Robert Salter, tax director at Blick Rothenberg says: In principle, you should be able to calculate the cost of your BAE share pool even in the absence – at this stage – of definitive information about share purchase prices.
For example, you could contact the BAE share registration department, who should be able to confirm when the initial shares were registered to you.
From that date, it should be possible to find out the share value of the initial acquisition.
Similarly, it should be possible to confirm the values of the various shares which have been added to your BAE ‘share pool’ via the dividend reinvestments over the years since.
However, this would be a relatively time-consuming exercise and would require going back perhaps 20 or 30 years.
High flying: BAE’s stock has been flying high after the recent defence boom
Angharad Carrick says: Contacting the BAE Systems share registrar should be your first move and you will have the details on any communications. An internet search reveals that it is Equiniti, but you may find it wants to charge you for the information you need.
If you have already tried and failed to track down this information, or simply don’t want to waste the hours searching for it, there are other options.
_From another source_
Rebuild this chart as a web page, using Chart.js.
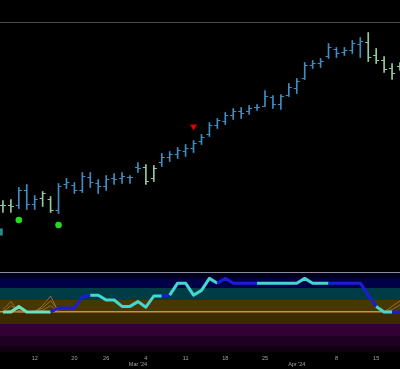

As you suggest, you could pay the tax due on any gain above the £3,000 annual capital gains exemption amount, because you will only be paying a relatively small amount of tax.
However, before you consider paying this there are still some ways to bring down your overall tax bill.
Robert Salter says: If you are married or in a civil partnership, you could transfer 50 per cent of the shares to your partner or spouse on a ‘no tax’ basis.
They could then sell those shares separately and benefit from their own annual gains exemption, assuming your they don’t have any other capital gains transactions this tax year.
You could also potentially sell 50 per cent of the shares in the 2024/25 UK tax year and the remaining 50 per cent of the shares in 2025/26.
Either of these approaches would (at least as the rules presently stand) reduce your CGT liability compared to simply selling all the shares in one lump sum.
Angharad Carrick says: Gifting your shares to your partner or spouse, or to charity, might be an easier option for you.
However, remember that if they later sell your shares they may have to pay tax on any of that gain, which will be calculated on the difference in value between when you first owned the asset and when they disposed of it.
There is one final option which would make the process of calculating your CGT liability a lot easier, but this will require you finding out whether the shares were bought before 31 March 1982.
Robert Salter adds: If any of your shares were acquired before 31 March 1982, which might be possible in this case, you can re-base the value of the initial share pool to their value at that date. That is instead of using the official share purchase prices.
For example, you may find that any share pool basis cost calculation is simpler, if you’re able to use the 31 March 1982 values for the initially held shares, rather than the actual share purchase prices.